Far too often in my life have I decided, “well, fuck this street, I’m not riding this one anymore”. If you drive you never do this unless it’s because traffic sucks.

Caitlin
Caitlin
8 years ago

I cross Cully at Mason every day on my way to work. I continue to be appalled at the lack of even one safe ped/bike crossing between Fremont and Prescott on Cully. The Roseway Neighborhood Association sent the city an excellent letter outlining their support for a Mason greenway last year and rallied neighbors to comment on the TSP proposal. Unfortunately, this little pocket of outer NE seems to be often overlooked.

paikiala
paikiala
8 years ago
Reply to  Caitlin

Define safe, just so we know what you mean.

2005-2014:
Cully at Skidmore: 2 reported crashes, 1 ped
Cully at Mason: 5 reported crashes, 2 ped
at Shaver, 3, all autos
at Failing, 4, 1 bike
S/Failing no west side sidewalk:
at Alton, 2, all autos
at Beech, zero
at Milton, one auto

Cully has about 11,000 trips per day with 85% going 38 or less in a posted 35 (2011 data).

The data driven analysis would indicate a lower than usual crash rate.

Adam
8 years ago
Reply to  paikiala

85% of drivers going at most 38 mph does not sound very safe to me.
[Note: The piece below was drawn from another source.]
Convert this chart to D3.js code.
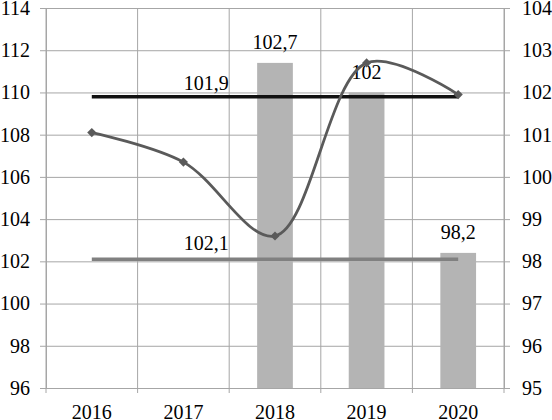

Correlation does not imply causation, and in fact, could even be a reverse causation. Maybe Cully has such a low injury rate because it feels so unsafe that so few people want to walk there.

paikiala
paikiala
8 years ago
Reply to  Adam

so much for correlation does not imply causation.

Opus the Poet
8 years ago

The pictures I have seen show a street that at some point was designed to highway standards with lots of width and clear space for “safety”. Obviously if the 85 percentile is only 38 MPH this can’t be true for the entire length so there must be some sections that are dicey enough to scare the $h!4 out of drivers, but probably because they scare the $h!4 out of everyone else, too.